Yael Haran, 38, says she was always bitter that after she studied theater in college, the kibbutz leadership refused to allow her to accept a prestigious job in a Tel Aviv theater because it was not viewed as valuable for the community.
"We're happy the kibbutz is changing like we change," says Haran, who runs a coffee shop on the kibbutz.
But among some of the oldest and the most idealistic members, the reforms erased the foundations of kibbutz life.
"We have more money in the bank, but so what?" says Amalia Ilan, 60, a lifelong kibbutz resident who fears the changes will destroy their sense of community by cooking on their own instead of eating together in the dining hall and making other independent choices.
"Deganya A is a place where everyone is out for himself," says Herzel Fine, 78, whose parents moved to the kibbutz in 1925. "It's just a matter of time before the word kibbutz won't exist."
The kibbutz, or communal farm, played a key role in the establishment of the Jewish state by defending its borders and providing homes and food for the flood of Jewish immigrants.
During the 1960s and 1970s, many kibbutzim moved far beyond their agrarian roots by branching into industry. In 1968, Deganya A built a diamond-cutting tool factory that continues to be the kibbutz's main employer and primary source of income.
But the good time came to an end during a period of hyperinflation in the 1980s, when kibbutzim defaulted on billions of dollars in loans. A government bailout plan saved them from bankruptcy, though to survive many kibbutzim were forced to undergo a process known as privatization, charging members for meals, utilities and housing, converting cropland into high-priced real estate for shopping malls and opening businesses, hotels and spas and paying members. About 116,000 Israelis still live on kibbutzim, down from a peak of 125,000 in 1994.
Fine acknowledges that Deganya A needed to adapt but should not have compromised its socialist ideals. He is so disappointed by the decision of the kibbutz that he has stopped eating in the dining hall.
"I decided this is not a society I want to be part of," he says.
Shay Shoshany, Deganya's secretary for the past eight years, says he feels for the kibbutz's true idealists but he makes no apologies for the changes.
A year ago, he says, 66 percent of the kibbutz voted to implement the reforms for a trial period. When they voted to make the reforms permanent last month, support had grown stronger with 85 percent in favor.
"Maybe it looks terrible to break the romantic ideals but at the same time I prefer to keep the kibbutz a very strong community than for it to become a romantic memory," he says. "The pioneers would be really proud of the reforms we did."

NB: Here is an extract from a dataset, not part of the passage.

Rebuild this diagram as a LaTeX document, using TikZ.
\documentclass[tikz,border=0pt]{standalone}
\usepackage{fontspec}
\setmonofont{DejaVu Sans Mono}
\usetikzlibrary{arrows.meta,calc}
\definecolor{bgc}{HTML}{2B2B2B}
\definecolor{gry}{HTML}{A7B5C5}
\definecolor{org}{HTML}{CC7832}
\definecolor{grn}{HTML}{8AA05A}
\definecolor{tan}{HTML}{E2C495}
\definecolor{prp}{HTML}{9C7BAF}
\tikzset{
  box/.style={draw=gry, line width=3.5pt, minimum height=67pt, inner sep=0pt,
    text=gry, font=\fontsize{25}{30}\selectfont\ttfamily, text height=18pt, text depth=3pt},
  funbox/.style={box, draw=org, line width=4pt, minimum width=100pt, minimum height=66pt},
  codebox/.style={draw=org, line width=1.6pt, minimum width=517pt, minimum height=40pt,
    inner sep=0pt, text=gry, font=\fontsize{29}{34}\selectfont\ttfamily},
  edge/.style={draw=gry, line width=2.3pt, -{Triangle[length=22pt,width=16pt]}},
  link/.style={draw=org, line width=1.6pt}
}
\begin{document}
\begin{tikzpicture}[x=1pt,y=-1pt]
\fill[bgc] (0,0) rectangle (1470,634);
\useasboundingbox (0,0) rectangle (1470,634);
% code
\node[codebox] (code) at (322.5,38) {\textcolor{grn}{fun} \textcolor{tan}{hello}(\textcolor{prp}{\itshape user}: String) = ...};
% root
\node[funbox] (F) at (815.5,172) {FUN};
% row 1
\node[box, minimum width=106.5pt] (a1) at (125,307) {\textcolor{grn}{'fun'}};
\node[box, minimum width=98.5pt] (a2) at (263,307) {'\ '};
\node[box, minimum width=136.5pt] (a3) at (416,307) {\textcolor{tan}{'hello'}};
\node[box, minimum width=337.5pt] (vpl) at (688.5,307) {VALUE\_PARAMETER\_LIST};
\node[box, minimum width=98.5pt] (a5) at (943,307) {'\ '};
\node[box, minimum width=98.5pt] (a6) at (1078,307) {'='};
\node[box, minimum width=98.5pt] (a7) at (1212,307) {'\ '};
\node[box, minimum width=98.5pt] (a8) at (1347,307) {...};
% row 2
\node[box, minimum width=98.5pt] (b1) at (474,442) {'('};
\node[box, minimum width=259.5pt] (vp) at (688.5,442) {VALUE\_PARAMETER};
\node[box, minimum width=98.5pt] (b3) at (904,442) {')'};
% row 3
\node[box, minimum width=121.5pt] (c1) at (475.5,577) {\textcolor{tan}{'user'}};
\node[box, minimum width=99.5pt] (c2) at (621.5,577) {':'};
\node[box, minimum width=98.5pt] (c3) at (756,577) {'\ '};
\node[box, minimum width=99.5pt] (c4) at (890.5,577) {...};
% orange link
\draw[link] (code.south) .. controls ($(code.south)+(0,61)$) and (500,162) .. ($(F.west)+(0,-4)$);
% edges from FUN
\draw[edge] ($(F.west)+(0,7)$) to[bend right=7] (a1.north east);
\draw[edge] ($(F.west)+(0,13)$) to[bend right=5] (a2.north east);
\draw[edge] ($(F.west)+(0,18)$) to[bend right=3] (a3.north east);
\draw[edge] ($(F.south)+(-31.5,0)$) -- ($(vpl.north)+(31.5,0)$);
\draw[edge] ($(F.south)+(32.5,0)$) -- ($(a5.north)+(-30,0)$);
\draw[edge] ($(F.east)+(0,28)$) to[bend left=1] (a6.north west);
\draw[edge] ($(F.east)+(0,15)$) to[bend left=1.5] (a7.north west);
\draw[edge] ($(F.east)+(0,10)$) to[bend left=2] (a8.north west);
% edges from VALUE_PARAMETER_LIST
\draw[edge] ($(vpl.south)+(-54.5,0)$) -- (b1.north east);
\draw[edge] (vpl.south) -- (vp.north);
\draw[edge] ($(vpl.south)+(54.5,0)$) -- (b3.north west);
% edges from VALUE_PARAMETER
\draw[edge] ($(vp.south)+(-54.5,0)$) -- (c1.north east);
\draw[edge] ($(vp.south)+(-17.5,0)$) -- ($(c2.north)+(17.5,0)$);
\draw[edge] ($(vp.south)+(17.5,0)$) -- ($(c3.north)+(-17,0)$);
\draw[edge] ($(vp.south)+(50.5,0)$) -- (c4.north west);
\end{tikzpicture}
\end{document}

Ultimately, though, the main force for reform was not economic pressure but the changing outlook of kibbutz members, says Shlomo Getz, a kibbutz specialist at University of Haifa.
"A kibbutz is open to its surroundings. If society becomes more individualistic and capitalistic its kibbutz members will change," he says.
A few kibbutzim remain the exception to this rule. One of them is Deganya B, less than a half-mile from Deganya A. Founded in 1920, the kibbutz is home to 400 people who preserve the old ways of the kibbutz. They earn the same wage no matter what their job. They eat together in a packed dining hall three meals a day and share a communal laundry and a fleet of cars.
Financially, they are doing well, running a guesthouse, farming and cooking meals for the dining hall in Deganya A, which shut down its kitchen two years ago as the number of diners dwindled. A few months ago, Deganya B also held a vote to adopt capitalist reforms. It was easily defeated.
"Some say change is inevitable," says Uzi Benshalom, 70, a former secretary of Deganya B who believes such reforms would be a mistake. "If they think another system is better, who am I to stop them?"
But in Deganya B, unlike its neighbor, the uncompromising ideals of its founders remain strong for now, he says.
"For 15 years, there have been efforts to change Deganya B," he says. "They work hard, they try, and they fail."